» **Exercise brief**:
Only the lines from the start of the material through the line containing "72, 355, 138]" are to be extracted, exactly as they appear.

» **Dataset excerpt**:
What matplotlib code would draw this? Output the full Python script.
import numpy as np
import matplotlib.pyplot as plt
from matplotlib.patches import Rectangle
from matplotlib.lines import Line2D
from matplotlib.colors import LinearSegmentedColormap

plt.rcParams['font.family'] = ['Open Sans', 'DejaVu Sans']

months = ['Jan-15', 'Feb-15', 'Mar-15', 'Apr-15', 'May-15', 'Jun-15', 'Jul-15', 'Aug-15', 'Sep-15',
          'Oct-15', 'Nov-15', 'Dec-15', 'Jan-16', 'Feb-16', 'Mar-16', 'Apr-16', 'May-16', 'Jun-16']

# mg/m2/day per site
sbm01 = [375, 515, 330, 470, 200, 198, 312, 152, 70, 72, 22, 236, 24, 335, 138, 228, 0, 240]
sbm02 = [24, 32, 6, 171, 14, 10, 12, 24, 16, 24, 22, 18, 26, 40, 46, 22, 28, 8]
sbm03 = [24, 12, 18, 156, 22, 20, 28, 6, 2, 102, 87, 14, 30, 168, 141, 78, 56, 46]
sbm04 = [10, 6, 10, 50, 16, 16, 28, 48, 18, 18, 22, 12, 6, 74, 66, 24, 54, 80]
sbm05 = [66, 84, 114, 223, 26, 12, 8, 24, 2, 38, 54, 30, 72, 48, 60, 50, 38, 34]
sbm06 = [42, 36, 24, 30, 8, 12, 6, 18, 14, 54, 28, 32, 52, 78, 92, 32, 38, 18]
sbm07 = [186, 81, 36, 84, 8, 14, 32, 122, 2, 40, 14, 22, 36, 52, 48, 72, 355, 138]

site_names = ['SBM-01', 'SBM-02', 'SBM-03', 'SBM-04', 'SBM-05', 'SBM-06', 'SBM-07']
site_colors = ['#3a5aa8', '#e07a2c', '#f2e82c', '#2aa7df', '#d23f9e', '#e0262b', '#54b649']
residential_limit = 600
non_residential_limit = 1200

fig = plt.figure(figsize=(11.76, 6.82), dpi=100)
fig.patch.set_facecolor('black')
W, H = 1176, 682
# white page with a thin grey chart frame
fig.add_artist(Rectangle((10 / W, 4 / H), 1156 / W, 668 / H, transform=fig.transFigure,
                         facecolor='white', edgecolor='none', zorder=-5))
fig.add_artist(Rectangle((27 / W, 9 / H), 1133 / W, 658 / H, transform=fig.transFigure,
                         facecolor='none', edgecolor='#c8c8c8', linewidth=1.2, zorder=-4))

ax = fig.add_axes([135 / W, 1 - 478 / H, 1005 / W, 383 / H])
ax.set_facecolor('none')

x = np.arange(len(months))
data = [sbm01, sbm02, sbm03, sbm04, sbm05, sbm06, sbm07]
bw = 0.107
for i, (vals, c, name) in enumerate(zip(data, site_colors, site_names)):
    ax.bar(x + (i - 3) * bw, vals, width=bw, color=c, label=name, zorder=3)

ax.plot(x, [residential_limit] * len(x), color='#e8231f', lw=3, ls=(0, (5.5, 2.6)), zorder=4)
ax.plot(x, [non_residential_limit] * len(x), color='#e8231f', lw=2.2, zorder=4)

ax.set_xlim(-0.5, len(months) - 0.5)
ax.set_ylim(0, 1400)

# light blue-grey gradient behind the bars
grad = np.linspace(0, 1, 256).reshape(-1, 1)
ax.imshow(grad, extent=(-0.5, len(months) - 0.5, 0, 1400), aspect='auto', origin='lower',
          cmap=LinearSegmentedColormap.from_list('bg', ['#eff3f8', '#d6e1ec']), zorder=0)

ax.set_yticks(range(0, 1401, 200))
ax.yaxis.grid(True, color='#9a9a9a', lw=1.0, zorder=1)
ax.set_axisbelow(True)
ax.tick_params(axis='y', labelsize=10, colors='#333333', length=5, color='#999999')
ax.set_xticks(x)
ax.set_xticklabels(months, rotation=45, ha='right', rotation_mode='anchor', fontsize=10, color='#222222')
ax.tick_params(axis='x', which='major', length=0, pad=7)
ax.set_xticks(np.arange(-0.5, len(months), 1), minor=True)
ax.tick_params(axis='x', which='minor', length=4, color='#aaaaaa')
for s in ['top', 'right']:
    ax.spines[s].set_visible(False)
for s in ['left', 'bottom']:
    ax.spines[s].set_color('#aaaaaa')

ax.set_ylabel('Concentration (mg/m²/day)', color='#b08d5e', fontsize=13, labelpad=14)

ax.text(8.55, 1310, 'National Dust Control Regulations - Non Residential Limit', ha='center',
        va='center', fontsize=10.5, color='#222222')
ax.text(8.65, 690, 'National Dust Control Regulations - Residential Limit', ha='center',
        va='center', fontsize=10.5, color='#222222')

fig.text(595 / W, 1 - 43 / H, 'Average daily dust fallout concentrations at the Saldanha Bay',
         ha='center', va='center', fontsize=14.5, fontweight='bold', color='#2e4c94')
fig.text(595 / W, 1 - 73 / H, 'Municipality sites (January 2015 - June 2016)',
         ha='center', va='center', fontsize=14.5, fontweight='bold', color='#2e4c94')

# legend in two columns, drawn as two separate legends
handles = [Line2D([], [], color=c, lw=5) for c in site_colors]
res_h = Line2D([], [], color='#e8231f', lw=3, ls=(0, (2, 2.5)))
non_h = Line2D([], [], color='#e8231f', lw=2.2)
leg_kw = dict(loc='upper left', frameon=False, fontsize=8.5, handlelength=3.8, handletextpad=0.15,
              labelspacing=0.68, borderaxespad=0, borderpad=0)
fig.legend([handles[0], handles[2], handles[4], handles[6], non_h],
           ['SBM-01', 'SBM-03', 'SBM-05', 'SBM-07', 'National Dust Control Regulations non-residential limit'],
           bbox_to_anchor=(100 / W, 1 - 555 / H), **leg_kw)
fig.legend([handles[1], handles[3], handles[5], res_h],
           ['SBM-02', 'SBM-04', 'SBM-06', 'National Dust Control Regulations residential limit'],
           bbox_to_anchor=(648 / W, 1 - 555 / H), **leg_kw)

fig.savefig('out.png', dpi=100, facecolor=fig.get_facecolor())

» **Final result**:
What matplotlib code would draw this? Output the full Python script.
import numpy as np
import matplotlib.pyplot as plt
from matplotlib.patches import Rectangle
from matplotlib.lines import Line2D
from matplotlib.colors import LinearSegmentedColormap

plt.rcParams['font.family'] = ['Open Sans', 'DejaVu Sans']

months = ['Jan-15', 'Feb-15', 'Mar-15', 'Apr-15', 'May-15', 'Jun-15', 'Jul-15', 'Aug-15', 'Sep-15',
          'Oct-15', 'Nov-15', 'Dec-15', 'Jan-16', 'Feb-16', 'Mar-16', 'Apr-16', 'May-16', 'Jun-16']

# mg/m2/day per site
sbm01 = [375, 515, 330, 470, 200, 198, 312, 152, 70, 72, 22, 236, 24, 335, 138, 228, 0, 240]
sbm02 = [24, 32, 6, 171, 14, 10, 12, 24, 16, 24, 22, 18, 26, 40, 46, 22, 28, 8]
sbm03 = [24, 12, 18, 156, 22, 20, 28, 6, 2, 102, 87, 14, 30, 168, 141, 78, 56, 46]
sbm04 = [10, 6, 10, 50, 16, 16, 28, 48, 18, 18, 22, 12, 6, 74, 66, 24, 54, 80]
sbm05 = [66, 84, 114, 223, 26, 12, 8, 24, 2, 38, 54, 30, 72, 48, 60, 50, 38, 34]
sbm06 = [42, 36, 24, 30, 8, 12, 6, 18, 14, 54, 28, 32, 52, 78, 92, 32, 38, 18]
sbm07 = [186, 81, 36, 84, 8, 14, 32, 122, 2, 40, 14, 22, 36, 52, 48, 72, 355, 138]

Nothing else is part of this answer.